ほとんどのSASEとSD-WAN ベンダーの目標は、オールインワンプラットフォームを構築することだ。しかし、現在のところ、多くのベンダーはSASE スタックを完成させるためにパートナーシップかホワイトラベルに依存している。
注目すべきSASEベンダー
GartnerやDell’Oro Groupなどの調査会社によると、主要なSASEベンダーは、Cato Networks、Cisco、Cloudflare、Forcepoint、Fortinet、HPE、Juniper、Netskope、Palo Alto Networks、Versa Networks、Zscalerなどである。
SASEベンダーにすべき5つの質問
- 貴社のコア専門分野はネットワーキングか、それともセキュリティか。つまり、ベンダーがネットワーキング企業としてスタートした場合、スタックのセキュリティ面をどのように開発したのか、あるいはパートナーから取得したのかを調査する。

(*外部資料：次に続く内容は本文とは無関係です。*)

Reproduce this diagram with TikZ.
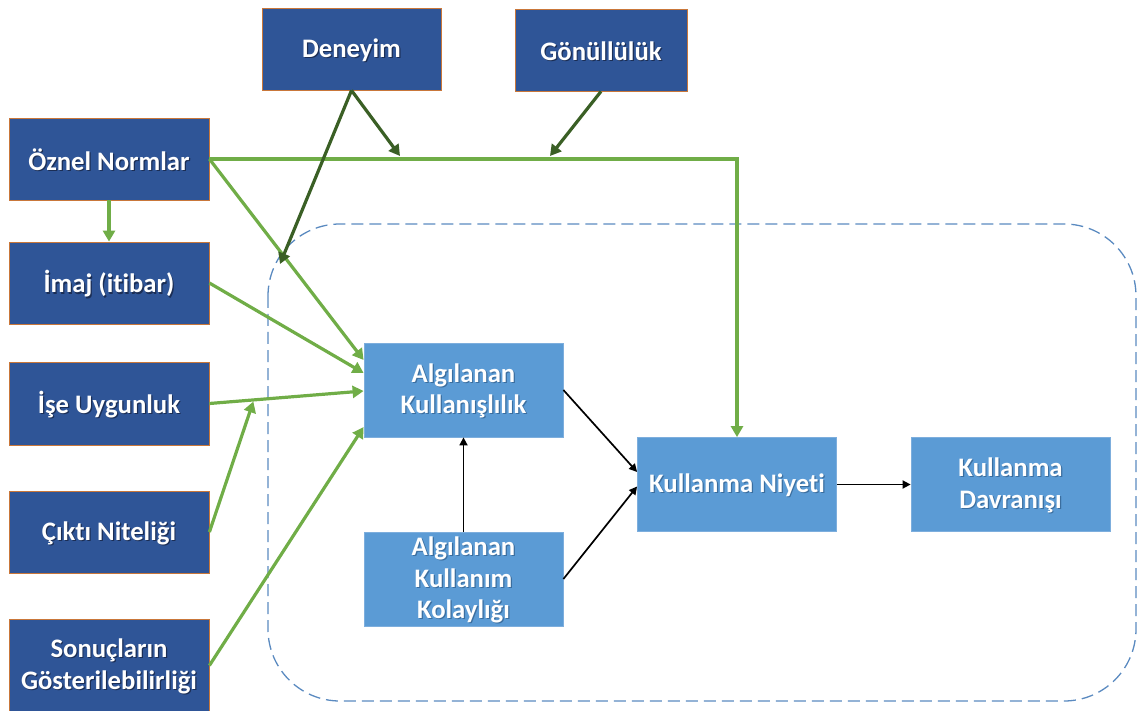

- 貴社のサービスの柔軟性はどの程度か。つまり、新しいサイトへの拡張、必要に応じた帯域幅の拡大、追加サービスが可能かどうか。同様に重要なのは、ペナルティなくスロットルダウンが可能かどうか
- 貴社のPoPのフットプリントは、当社の所拠点や主要なクラウドおよびSaaSプロバイダーの拠点とどの程度対応しているか。
- 貴社のプラットフォームにはAIOpと自動化機能が統合されているかどうか。
- 貴社のSLAおよびサービス保証は競合他社と比較してどうなのか。
避けるべき5つの落とし穴
- パイロットフェーズでの手抜き。サービスを実際のサイトやエンドユーザー/アプリケーションでテストすることは非常に重要。パイロットテストを省略すると、以下のような落とし穴にはまる可能性がある。
- レガシーアプリケーションの考慮不足。特殊なミッションクリティカルなアプリケーションは、SASE環境でうまく機能しない場合がある。
- 間違ったモデルの採用。SASEには、単一ベンダー、マルチベンダー、マネージドSASEの3つの基本モデルがある。SASEは、ハードウェアベースのネットワーキングやセキュリティほど複雑ではないが、SASEの管理にはスキルが必要。例えば、社内のITリソースが不足している場合は、マネージドSASEが最適な選択となるだろう。
- 不十分な統合。SASEの分野では統合が重要であり、これはサービスだけでなく、この分野のベンダーにも当てはまる。ネットワーク企業としてスタートした企業もあれば、サイバーセキュリティ企業としてスタートした企業もある。そのため、多くのベンダーは、自社の専門分野外のスタックの側面を買収、提携、またはホワイトラベル化することでSASEに参入した。他の機能がどの程度コアサービスに統合されているかを調査が必要。
- クラウド・ロック。SaaSの利点の一つは、サイロ化とベンダーロックの解消にある。しかし、現実はそれほど楽観的ではない。サービスプロバイダーの変更、他ベンダーのベスト・オブ・ブリードサービスの統合、不要になった機能のスロットルダウンや無効化がいかに簡単かを調査してみると良い。